What this task involves>
Quote the listing below in full and exactly as written, but omit every picture.

Source data>
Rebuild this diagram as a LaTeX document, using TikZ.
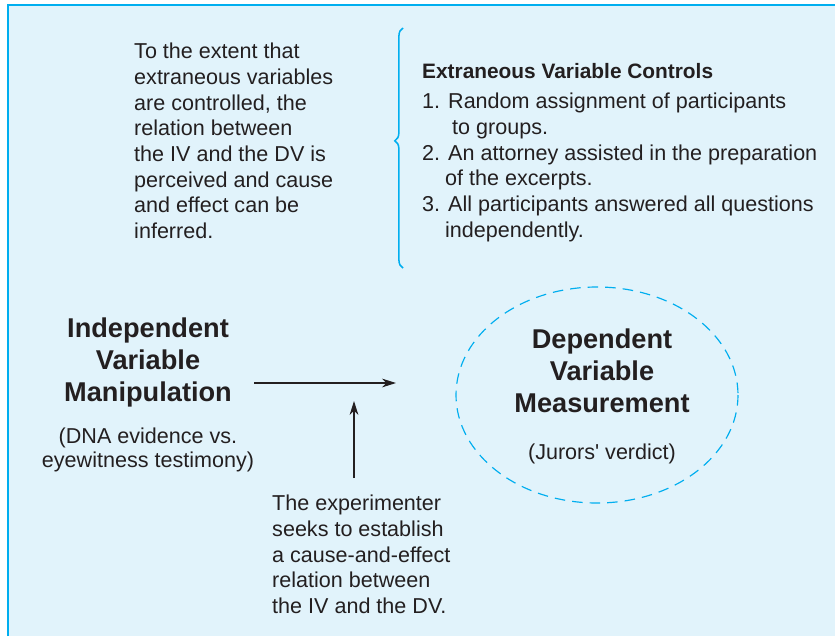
\documentclass[tikz,border=0pt]{standalone}
\usepackage{fontspec}
\setmainfont{Liberation Sans}
\usetikzlibrary{positioning, arrows.meta, decorations.pathreplacing}
\definecolor{panel}{HTML}{E1F3FB}
\definecolor{cyanline}{HTML}{00AEEF}
\definecolor{ink}{HTML}{231F20}
\tikzset{>={Stealth[length=12pt,width=7.5pt]}, % arrow heads
body/.style={font=\fontsize{18.4}{21.9}\selectfont, text=ink, inner sep=0pt, align=left},
head/.style={font=\fontsize{23.2}{27.3}\selectfont\bfseries, text=ink, inner sep=0pt, align=center},
note/.style={font=\fontsize{18.4}{20.6}\selectfont, text=ink, inner sep=0pt, align=center},
}

\begin{document}
\begin{tikzpicture}[x=0.03cm, y=-0.03cm]
  \useasboundingbox (0,0) rectangle (835,636);
  % panel
  \fill[panel] (8,5) rectangle (835,636);
  \draw[cyanline, line width=1.6pt] (8,636) -- (8,5) -- (835,5);

  % top left remark
  \node[body, anchor=north west] (remark) at (134,43) {To the extent that\\extraneous variables\\are controlled, the\\relation between\\the IV and the DV is\\perceived and cause\\and effect can be\\inferred.};

  % brace and control list
  \coordinate (btop) at (403,28);
  \coordinate (bbot) at (403,268);
  \draw[cyanline, line width=1.3pt, decorate, decoration={brace, amplitude=7pt, aspect=0.53}] (bbot) -- (btop);
  \node[body, anchor=north west, font=\fontsize{17.8}{21}\selectfont\bfseries] (ctitle) at (422,63) {Extraneous Variable Controls};
  \node[body, anchor=north west] (clist) at (422,93) {1. Random assignment of participants\\\hspace{25.6pt}to groups.\\2. An attorney assisted in the preparation\\\hspace{19.6pt}of the excerpts.\\3. All participants answered all questions\\\hspace{19.6pt}independently.};

  % independent variable
  \node[head] (iv) at (148,362) {Independent\\Variable\\Manipulation};
  \node[note, below=18pt of iv] (ivnote) {(DNA evidence vs.\\eyewitness testimony)};

  % dependent variable
  \draw[cyanline, line width=1pt, dash pattern=on 9pt off 6pt] (597,395) ellipse [x radius=141, y radius=108];
  \node[head] (dv) at (602,371) {Dependent\\Variable\\Measurement};
  \node[note, below=26pt of dv] (dvnote) {(Jurors\textquotesingle\ verdict)};

  % relation arrows
  \coordinate (hstart) at (254,383);
  \coordinate (hend) at (396,383);
  \coordinate (vstart) at (354,478);
  \coordinate (vend) at (354,401);
  \draw[->, ink, line width=0.9pt] (hstart) -- (hend);
  \draw[->, ink, line width=0.9pt] (vstart) -- (vend);

  % bottom remark
  \node[body, anchor=north west] (aim) at (272,495) {The experimenter\\seeks to establish\\a cause-and-effect\\relation between\\the IV and the DV.};
\end{tikzpicture}
\end{document}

Result for this exercise>
Rebuild this diagram as a LaTeX document, using TikZ.
\documentclass[tikz,border=0pt]{standalone}
\usepackage{fontspec}
\setmainfont{Liberation Sans}
\usetikzlibrary{positioning, arrows.meta, decorations.pathreplacing}
\definecolor{panel}{HTML}{E1F3FB}
\definecolor{cyanline}{HTML}{00AEEF}
\definecolor{ink}{HTML}{231F20}
\tikzset{>={Stealth[length=12pt,width=7.5pt]}, % arrow heads
body/.style={font=\fontsize{18.4}{21.9}\selectfont, text=ink, inner sep=0pt, align=left},
head/.style={font=\fontsize{23.2}{27.3}\selectfont\bfseries, text=ink, inner sep=0pt, align=center},
note/.style={font=\fontsize{18.4}{20.6}\selectfont, text=ink, inner sep=0pt, align=center},
}

\begin{document}
\begin{tikzpicture}[x=0.03cm, y=-0.03cm]
  \useasboundingbox (0,0) rectangle (835,636);
  % panel
  \fill[panel] (8,5) rectangle (835,636);
  \draw[cyanline, line width=1.6pt] (8,636) -- (8,5) -- (835,5);

  % top left remark
  \node[body, anchor=north west] (remark) at (134,43) {To the extent that\\extraneous variables\\are controlled, the\\relation between\\the IV and the DV is\\perceived and cause\\and effect can be\\inferred.};

  % brace and control list
  \coordinate (btop) at (403,28);
  \coordinate (bbot) at (403,268);
  \draw[cyanline, line width=1.3pt, decorate, decoration={brace, amplitude=7pt, aspect=0.53}] (bbot) -- (btop);
  \node[body, anchor=north west, font=\fontsize{17.8}{21}\selectfont\bfseries] (ctitle) at (422,63) {Extraneous Variable Controls};
  \node[body, anchor=north west] (clist) at (422,93) {1. Random assignment of participants\\\hspace{25.6pt}to groups.\\2. An attorney assisted in the preparation\\\hspace{19.6pt}of the excerpts.\\3. All participants answered all questions\\\hspace{19.6pt}independently.};

  % independent variable
  \node[head] (iv) at (148,362) {Independent\\Variable\\Manipulation};
  \node[note, below=18pt of iv] (ivnote) {(DNA evidence vs.\\eyewitness testimony)};

  % dependent variable
  \draw[cyanline, line width=1pt, dash pattern=on 9pt off 6pt] (597,395) ellipse [x radius=141, y radius=108];
  \node[head] (dv) at (602,371) {Dependent\\Variable\\Measurement};
  \node[note, below=26pt of dv] (dvnote) {(Jurors\textquotesingle\ verdict)};

  % relation arrows
  \coordinate (hstart) at (254,383);
  \coordinate (hend) at (396,383);
  \coordinate (vstart) at (354,478);
  \coordinate (vend) at (354,401);
  \draw[->, ink, line width=0.9pt] (hstart) -- (hend);
  \draw[->, ink, line width=0.9pt] (vstart) -- (vend);

  % bottom remark
  \node[body, anchor=north west] (aim) at (272,495) {The experimenter\\seeks to establish\\a cause-and-effect\\relation between\\the IV and the DV.};
\end{tikzpicture}
\end{document}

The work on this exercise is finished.